YOUR OBJECTIVE | Begin at the first line of the data and copy each line through the one containing "from bokeh.resources import INLINE", that line included, with no pictures.

DATA LISTING |

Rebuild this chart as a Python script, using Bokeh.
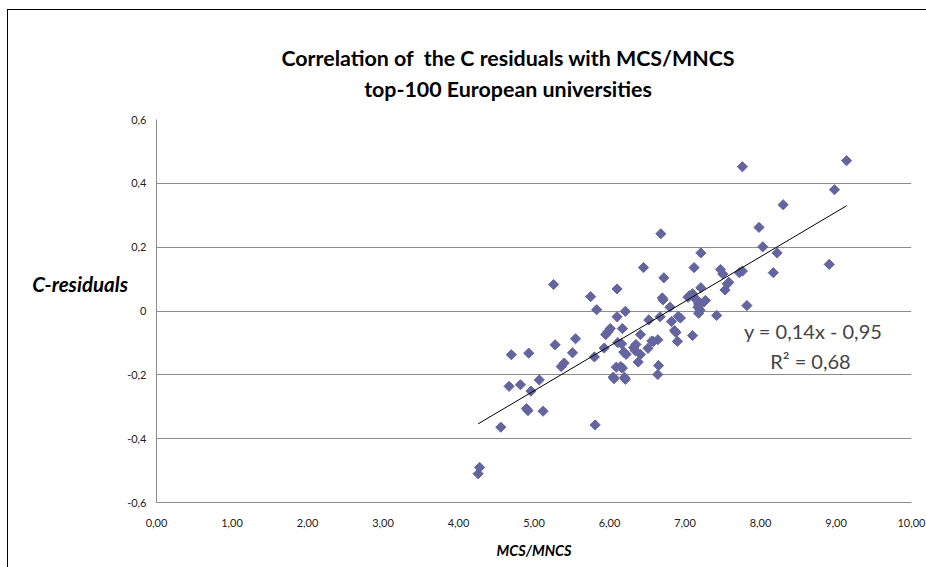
import numpy as np
from bokeh.plotting import figure
from bokeh.models import FixedTicker, CustomJSTickFormatter, Label, ColumnDataSource, Div
from bokeh.layouts import column, row
from bokeh.embed import file_html
from bokeh.resources import INLINE

# MCS/MNCS values (x) and C-residuals (y)
mcs_mncs = [4.26, 4.28, 4.56, 4.67, 4.70, 4.82, 4.90, 4.92, 4.93, 4.96,
            5.07, 5.12, 5.26, 5.28, 5.36, 5.40, 5.51, 5.55, 5.75, 5.80,
            5.81, 5.83, 5.93, 5.95, 5.98, 6.01, 6.05, 6.06, 6.09, 6.10,
            6.10, 6.11, 6.15, 6.16, 6.17, 6.17, 6.19, 6.21, 6.21, 6.22,
            6.20, 6.32, 6.34, 6.35, 6.38, 6.41, 6.41, 6.45, 6.51, 6.52,
            6.56, 6.58, 6.64, 6.64, 6.65, 6.67, 6.68, 6.70, 6.71, 6.72,
            6.80, 6.82, 6.86, 6.88, 6.90, 6.91, 6.94, 7.04, 7.06, 7.10,
            7.10, 7.12, 7.14, 7.16, 7.17, 7.18, 7.18, 7.20, 7.21, 7.21,
            7.25, 7.27, 7.42, 7.47, 7.50, 7.53, 7.56, 7.58, 7.72, 7.76,
            7.76, 7.82, 7.98, 8.03, 8.17, 8.22, 8.30, 8.91, 8.98, 9.14]
c_residuals = [-0.510, -0.490, -0.364, -0.236, -0.137, -0.231, -0.306, -0.312, -0.132, -0.251,
               -0.216, -0.314, 0.083, -0.106, -0.174, -0.163, -0.131, -0.087, 0.045, -0.144,
               -0.357, 0.004, -0.116, -0.074, -0.065, -0.055, -0.207, -0.212, -0.176, 0.069,
               -0.018, -0.099, -0.174, -0.103, -0.055, -0.179, -0.129, -0.001, -0.214, -0.136,
               -0.208, -0.115, -0.124, -0.105, -0.160, -0.074, -0.136, 0.136, -0.117, -0.028,
               -0.094, -0.096, -0.090, -0.199, -0.171, -0.018, 0.242, 0.041, 0.035, 0.104,
               0.012, -0.033, -0.061, -0.067, -0.095, -0.017, -0.022, 0.043, 0.048, 0.054,
               -0.077, 0.136, 0.038, 0.033, 0.012, 0.022, -0.007, 0.002, 0.182, 0.073,
               0.028, 0.033, -0.014, 0.130, 0.116, 0.066, 0.085, 0.090, 0.120, 0.125,
               0.452, 0.017, 0.262, 0.201, 0.120, 0.182, 0.333, 0.146, 0.380, 0.471]

# Trend line as printed on the chart
trend_slope = 0.14
trend_intercept = -0.95
equation_text = "y = 0,14x - 0,95"
r2_text = "R\u00b2 = 0,68"

x_ticks = [0, 1, 2, 3, 4, 5, 6, 7, 8, 9, 10]
y_ticks = [-0.6, -0.4, -0.2, 0, 0.2, 0.4, 0.6]

title_line1 = "Correlation of  the C residuals with MCS/MNCS"
title_line2 = "top-100 European universities"
x_label = "MCS/MNCS"
y_label = "C-residuals"

FONT = "Lato"
GRID = "#8c8c8c"
MARK = "#64659e"

title_div = Div(
    text=(f'<div style="box-sizing:border-box;width:918px;padding-left:82px;padding-top:33px;'
          f'text-align:center;font-family:Lato;font-weight:bold;font-size:21.4px;'
          f'line-height:31px;white-space:pre;color:black">'
          f'{title_line1}<br>{title_line2}</div>'),
    width=918, height=90, margin=(0, 0, 0, 0))

ylabel_div = Div(
    text=(f'<div style="box-sizing:border-box;width:120px;padding-top:173px;'
          f'text-align:right;font-family:Lato;font-weight:bold;font-style:italic;'
          f'font-size:20.5px;line-height:22px;white-space:pre;color:black">{y_label}</div>'),
    width=110, height=467, margin=(0, 0, 0, 0), styles={"overflow": "visible"})

p = figure(width=808, height=467, x_range=(0, 10), y_range=(-0.6, 0.6),
           output_backend="svg", toolbar_location=None,
           min_border_left=38, min_border_right=15,
           min_border_top=19, min_border_bottom=65, margin=(0, 0, 0, 0))
p.outline_line_color = None
p.background_fill_color = "white"
p.border_fill_color = None

# axes
p.xaxis.ticker = FixedTicker(ticks=x_ticks)
p.yaxis.ticker = FixedTicker(ticks=y_ticks)
p.xaxis.formatter = CustomJSTickFormatter(code="return tick.toFixed(2).replace('.', ',');")
p.yaxis.formatter = CustomJSTickFormatter(
    code="return Math.abs(tick) < 1e-9 ? '0' : tick.toFixed(1).replace('.', ',');")
for ax in (p.xaxis, p.yaxis):
    ax.axis_line_color = GRID
    ax.major_tick_line_color = None
    ax.minor_tick_line_color = None
    ax.major_tick_out = 0
    ax.major_tick_in = 0
    ax.minor_tick_out = 0
    ax.major_label_text_font = FONT
    ax.major_label_text_font_size = "11px"
    ax.major_label_text_color = "#222222"
p.yaxis.major_label_standoff = 10
p.xaxis.major_label_standoff = 16
p.xaxis.axis_label = x_label
p.xaxis.axis_label_text_font = FONT
p.xaxis.axis_label_text_font_size = "14.5px"
p.xaxis.axis_label_text_font_style = "bold italic"
p.xaxis.axis_label_text_color = "black"
p.xaxis.axis_label_standoff = 12

p.xgrid.grid_line_color = None
p.ygrid.ticker = FixedTicker(ticks=y_ticks)
p.ygrid.grid_line_color = GRID

# points
src = ColumnDataSource(dict(x=mcs_mncs, y=c_residuals))
p.scatter("x", "y", source=src, marker="square", angle=np.pi / 4, size=7.2,
          fill_color=MARK, line_color=MARK)

# trend line
tx = np.array([min(mcs_mncs), max(mcs_mncs)])
p.line(tx, trend_slope * tx + trend_intercept, line_color="black", line_width=1)

# equation texts
p.add_layout(Label(x=7.78, y=-0.064, text=equation_text, text_font=FONT, text_font_size="20px",
                   text_align="left", text_baseline="middle"))
p.add_layout(Label(x=8.13, y=-0.158, text=r2_text, text_font=FONT, text_font_size="20px",
                   text_align="left", text_baseline="middle"))

layout = column(title_div, row(ylabel_div, p, spacing=0, margin=(0, 0, 0, 0)),
                margin=(10, 0, 0, 8), spacing=0,
                styles={"outline": "1px solid black"})

open("out.html", "w").write(file_html(layout, INLINE))
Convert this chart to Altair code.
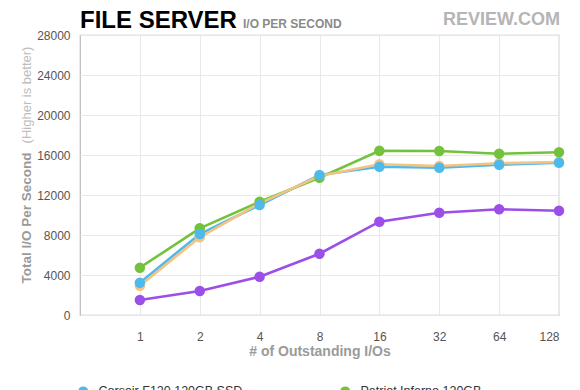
import altair as alt
import pandas as pd

x_labels = ["1", "2", "4", "8", "16", "32", "64", "128"]
series_names = ["Corsair F120 120GB SSD", "Patriot Inferno 120GB", "OCZ Vertex 3 120GB", "Intel 320 Series 120GB"]
series_colors = ["#4DB9EC", "#74C23B", "#F3C382", "#9B4FE8"]
draw_order = [3, 2, 0, 1]  # orange, purple, green, blue on top
# legend is laid out column-first: keep Corsair and Patriot on row one
legend_order = [0, 2, 1, 3]

corsair = [3230, 8100, 11000, 14000, 14830, 14730, 15030, 15230]
patriot = [4730, 8670, 11330, 13730, 16430, 16400, 16130, 16270]
ocz = [2930, 7770, 11170, 13900, 15070, 14900, 15170, 15300]
intel = [1500, 2400, 3830, 6130, 9330, 10230, 10570, 10430]
values = [corsair, patriot, ocz, intel]
y_ticks = [0, 4000, 8000, 12000, 16000, 20000, 24000, 28000]

rows = []
for si, name in enumerate(series_names):
    for xi, lab in enumerate(x_labels):
        rows.append({"series": name, "idx": xi + 1, "label": lab,
                     "value": values[si][xi], "order": draw_order[si]})
df = pd.DataFrame(rows)

FONT = "Liberation Sans"
label_expr = "[''," + ",".join("'%s'" % l for l in x_labels) + "][datum.value]"
dom = [series_names[i] for i in legend_order]
rng = [series_colors[i] for i in legend_order]

color = alt.Color("series:N",
                  scale=alt.Scale(domain=dom, range=rng),
                  legend=alt.Legend(title=None, orient="none", legendX=-3, legendY=350,
                                    columns=2, columnPadding=96, symbolType="circle",
                                    symbolSize=100, labelFontSize=12.5, labelColor="#333",
                                    labelFont=FONT, rowPadding=8, labelOffset=9,
                                    symbolStrokeWidth=0))

x = alt.X("idx:Q", scale=alt.Scale(domain=[0, 8], nice=False),
          axis=alt.Axis(values=list(range(1, 9)), labelExpr=label_expr, title=None,
                        domain=False, ticks=False, labelPadding=16, labelFontSize=12,
                        labelColor="#555", labelFont=FONT, gridColor="#e8e8e8",
                        labelOverlap=False))
y = alt.Y("value:Q", scale=alt.Scale(domain=[0, 28000], nice=False),
          axis=alt.Axis(values=y_ticks, title=None, domain=False, tickCount=8,
                        ticks=False, labelPadding=10, labelFontSize=12, labelColor="#555",
                        labelFont=FONT, gridColor="#e8e8e8", format="d",
                        labelOverlap=False))

base = alt.Chart(df)
lines = base.mark_line(strokeWidth=2.6).encode(
    x=x, y=y, color=color, detail="series:N", order=alt.Order("idx:Q"))
points = base.mark_circle(size=110, opacity=1).encode(
    x=x, y=y, color=color, order=alt.Order("order:Q"))

ann = pd.DataFrame({"t": [0]})
def txt(text, xv, yv, size, weight="normal", col="#000", angle=0, align="left", baseline="alphabetic"):
    kw = dict(text=text, fontSize=size, fontWeight=weight, color=col, align=align,
              baseline=baseline, font=FONT)
    if angle:
        kw["angle"] = angle
    return alt.Chart(ann).mark_text(**kw).encode(x=alt.value(xv), y=alt.value(yv))

title = txt("FILE SERVER", 0, -7, 24, "bold", "#000")
subtitle = txt("I/O PER SECOND", 163, -7, 12, "bold", "#8a8a8a")
logo = txt("REVIEW.COM", 480, -10, 18, "bold", "#b5b5b5", align="right")
ytitle = txt("Total I/O Per Second", -53, 183, 13.5, "bold", "#9a9a9a", angle=270,
             align="center", baseline="middle")
ynote = txt("(Higher is better)", -53, 60, 13, "normal", "#bdbdbd", angle=270,
            align="center", baseline="middle")
xtitle = txt("# of Outstanding I/Os", 240, 317, 14, "bold", "#9a9a9a", align="center",
             baseline="middle")

chart = alt.layer(lines, points, title, subtitle, logo, ytitle, ynote, xtitle).properties(
    width=479, height=280,
    autosize=alt.AutoSizeParams(type="none"),
    padding={"left": 72, "top": 27, "right": 13, "bottom": 75},
).configure_view(stroke="#bbbbbb", strokeWidth=1.2)

chart.save("out.html", embed_options={"renderer": "svg", "actions": False})
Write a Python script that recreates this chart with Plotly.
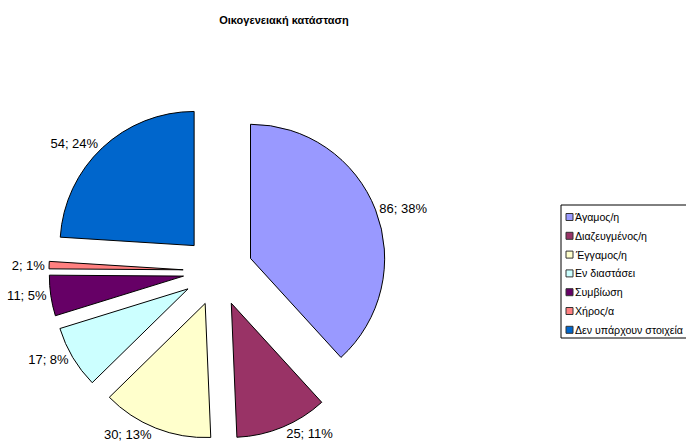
import plotly.graph_objects as go

# Οικογενειακή κατάσταση - counts per category
categories = ["Άγαμος/η", "Διαζευγμένος/η", "Έγγαμος/η", "Εν διαστάσει",
              "Συμβίωση", "Χήρος/α", "Δεν υπάρχουν στοιχεία"]
counts = [86, 25, 30, 17, 11, 2, 54]
colors = ["#9999FF", "#993366", "#FFFFCC", "#CCFFFF", "#660066", "#FF8080", "#0066CC"]

# figure is a bit wider than the window so the legend box runs off the right edge
W, H = 740, 447
FONT = "Liberation Sans, Arial"


def px(x):
    return x / W


def py(y):
    return 1 - y / H


fig = go.Figure(go.Pie(
    labels=categories,
    values=counts,
    sort=False,
    direction="clockwise",
    rotation=0,
    pull=0.26,
    marker=dict(colors=colors, line=dict(color="#000000", width=1)),
    textposition="outside",
    texttemplate="%{value}; %{percent:.0%}",
    textfont=dict(family=FONT, size=13, color="#000000"),
    domain=dict(x=[px(49), px(387)], y=[py(440), py(102)]),
    automargin=False,
    showlegend=False,
))

# Excel-style legend: framed box, small squares, text right next to them
shapes = [dict(type="rect", xref="paper", yref="paper",
               x0=px(561), x1=px(720), y0=py(338), y1=py(205),
               line=dict(color="#000000", width=1), fillcolor="white", layer="below")]
annotations = []
for i, (name, col) in enumerate(zip(categories, colors)):
    yc = 217 + 18.8 * i
    shapes.append(dict(type="rect", xref="paper", yref="paper",
                       x0=px(566), x1=px(573), y0=py(yc + 3.5), y1=py(yc - 3.5),
                       line=dict(color="#333333", width=1), fillcolor=col))
    annotations.append(dict(text=name, xref="paper", yref="paper",
                            x=px(573), y=py(yc), xanchor="left", yanchor="middle",
                            showarrow=False, font=dict(family=FONT, size=10.6, color="#000000")))

fig.update_layout(
    width=W, height=H,
    margin=dict(l=0, r=0, t=0, b=0),
    paper_bgcolor="white",
    font=dict(family=FONT, size=12, color="#000000"),
    title=dict(text="<b>Οικογενειακή κατάσταση</b>", x=px(284), xanchor="center",
               y=py(20), yanchor="middle", font=dict(size=11)),
    shapes=shapes,
    annotations=annotations,
)

fig.write_html(
    "out.html",
    post_script="document.body.style.margin='0';document.body.style.overflow='hidden';",
)
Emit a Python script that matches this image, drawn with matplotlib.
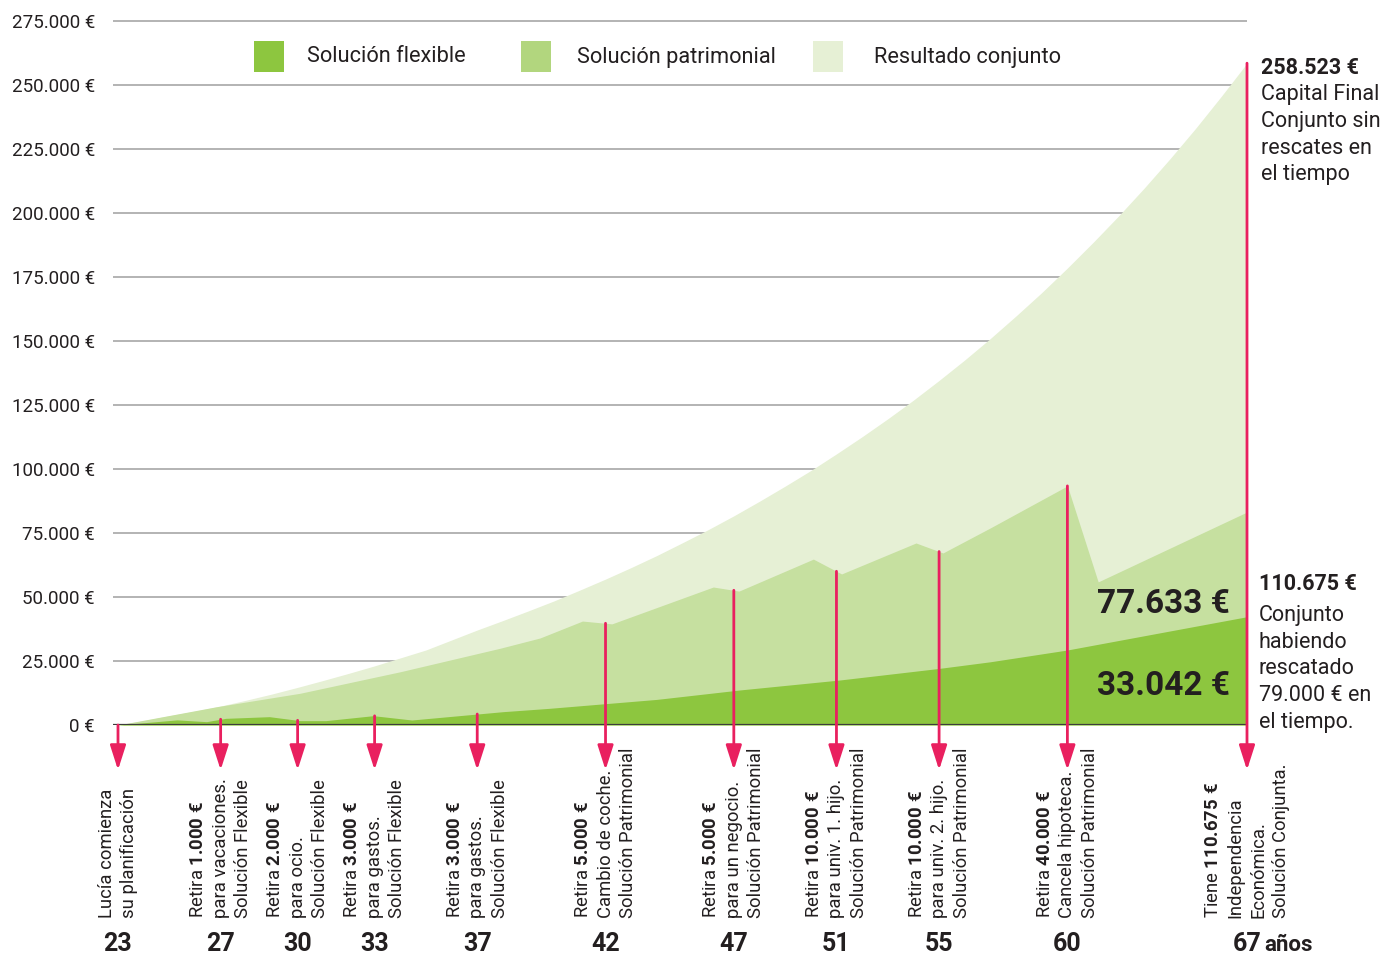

CORRECT RESPONSE |
Rebuild this chart as a Python script, using Bokeh.
import numpy as np
from bokeh.plotting import figure
from bokeh.models import FixedTicker, CustomJSTickFormatter, Label, ColumnDataSource, Div
from bokeh.layouts import column, row
from bokeh.embed import file_html
from bokeh.resources import INLINE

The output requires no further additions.